Se la politica del dopoguerra italiano è stata quindi attenta a scelte e personaggi di stampo oligarchico (sia pure sotto l’ombrello della grande politica degasperiana) si può dire che quella opzione oligarchica ha finito anche per gestire la complessità decisionale di tutta la Prima Repubblica. Basta pensare a quanto siano state importanti figure della burocrazia parlamentare (da Nicola Picella ad Antonio Maccanico), dell’alta burocrazia ministeriale (specie dei Ragionieri Generali, da Carlo Marzano negli anni ’50 ad Andrea Monorchio all’inizio del 2000), della rappresentanza sindacale e corporativa (da Giuseppe Di Vittorio ed Angelo Costa negli anni ’50 e da Bruno Trentin e Vittorio Merloni negli anni 80).
Può piacere o non piacere, ma nell’Italia dal ’45 a oggi hanno contato di più i pochi oligarchi che le centinaia di piccoli gerarchi imposti dalla politica. E la cosa non cambiò con Prodi e Berlusconi, visto che il primo era nato oligarca e il secondo usò Gianni Letta, oligarca autodidatta.

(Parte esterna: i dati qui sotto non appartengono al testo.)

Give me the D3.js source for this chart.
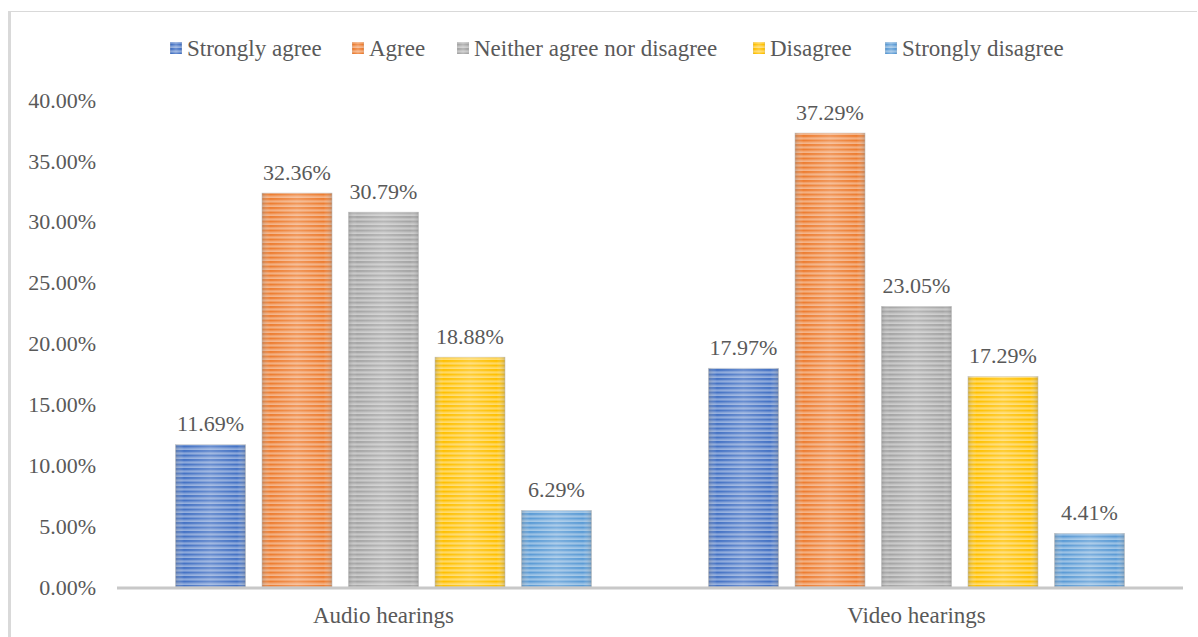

Tutto sembra cambiare con l’onda populista degli ultimi vent’anni e con il conseguente cambiamento di passo nelle decisioni politiche: vige il motto «uno vale uno»; si declama la superiorità della moltitudine; si tende a fare a meno della dimensione tecnica negli apparati di governo; si premiano invece i fedeli, inquadrandoli come gerarchi in improbabili strutture di missione; si ingorgano i ruoli della Pubblica amministrazione con personaggi senza storia e senza competenze. E nel contempo, sul piano dell’opinione pubblica, si esprime un ironico disprezzo per i «migliori», sempre in sospetto di oligarchia.

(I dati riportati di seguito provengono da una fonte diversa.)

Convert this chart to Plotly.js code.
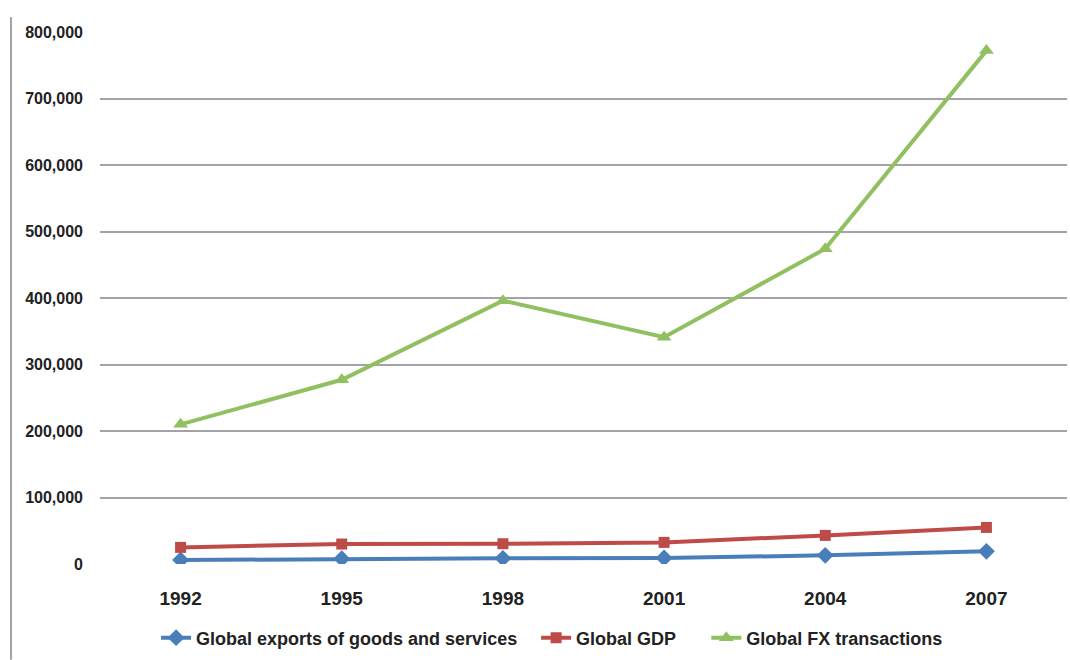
<!DOCTYPE html>
<html>
<head>
<meta charset="utf-8">
<script src="https://cdn.plot.ly/plotly-3.0.1.min.js"></script>
<style>html,body{margin:0;padding:0;background:#fff;}#chart{width:1070px;height:660px;}</style>
</head>
<body>
<div id="chart"></div>
<script>
const years = ["1992", "1995", "1998", "2001", "2004", "2007"];
const exportsValues = [6000, 8000, 8500, 9000, 13000, 19000];
const gdpValues = [25000, 30000, 30500, 32500, 43000, 55000];
const fxValues = [210000, 277000, 396000, 341000, 474000, 772000];
const seriesNames = ["Global exports of goods and services", "Global GDP", "Global FX transactions"];
const yTickValues = [0, 100000, 200000, 300000, 400000, 500000, 600000, 700000, 800000];

const font = "Liberation Sans, Arial, sans-serif";
const traces = [
  {x: years, y: exportsValues, name: seriesNames[0], type: "scatter", mode: "lines+markers", legend: "legend",
   line: {color: "#4A7EBB", width: 4}, marker: {symbol: "diamond", size: 13, color: "#4A7EBB"}},
  {x: years, y: gdpValues, name: seriesNames[1], type: "scatter", mode: "lines+markers", legend: "legend2",
   line: {color: "#BE4B48", width: 4}, marker: {symbol: "square", size: 11, color: "#BE4B48"}},
  {x: years, y: fxValues, name: seriesNames[2], type: "scatter", mode: "lines+markers", legend: "legend3",
   line: {color: "#91C060", width: 4}, marker: {symbol: "triangle-up", size: 13, color: "#91C060"}}
];
const legendBase = {orientation: "h", xanchor: "left", y: -0.139, yanchor: "middle",
  font: {family: font, size: 18, color: "#222", weight: "bold"},
  itemwidth: 30, bgcolor: "rgba(0,0,0,0)"};
const layout = {
  width: 1070, height: 660,
  margin: {l: 100, r: 3, t: 32, b: 94},
  paper_bgcolor: "#fff", plot_bgcolor: "#fff",
  showlegend: true,
  font: {family: font, color: "#222"},
  xaxis: {type: "category", range: [-0.5, 5.5], showgrid: false, zeroline: false, showline: false,
          ticks: "", ticklabelstandoff: 21,
          tickfont: {family: font, size: 19, color: "#222", weight: "bold"}},
  yaxis: {range: [0, 800000], tickvals: yTickValues, tickformat: ",", showgrid: true,
          gridcolor: "#A3A3A7", gridwidth: 2, zeroline: false, showline: false, ticks: "",
          ticklabelstandoff: 16,
          tickfont: {family: font, size: 16, color: "#222", weight: "bold"}},
  legend: Object.assign({}, legendBase, {x: 0.058}),
  legend2: Object.assign({}, legendBase, {x: 0.451}),
  legend3: Object.assign({}, legendBase, {x: 0.627}),
  shapes: [{type: "line", xref: "paper", yref: "paper", x0: -0.092, x1: -0.092, y0: -0.18, y1: 1.028,
            line: {color: "#A3A3A7", width: 2}}]
};
Plotly.newPlot("chart", traces, layout, {displayModeBar: false, staticPlot: true});
</script>
</body>
</html>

In fondo, il populismo non ha prodotto nuovo potere reale, ma solo una polifunzione di gerarchi, magari di imprecise competenze e di limitato potere. Si tratta di un’onda culturale e politica che sembra oggi in silenzioso riflusso, e verrà pure il tempo in cui con essa si dovranno fare i conti, con serietà. Occorrerà comunque la attuale propensione alla verticalizzazione personale del potere ed alla riduzione dei meccanismi e dei soggetti di responsabilità, di alta amministrazione, magari trascurando il fatto che non è mai successo che un gerarca diventi automaticamente oligarca: ci vogliono, per l’impresa tempi lunghi e progressiva appartenenza alla rete della necessitata oggettiva poliarchia di una società ad alta frammentazione.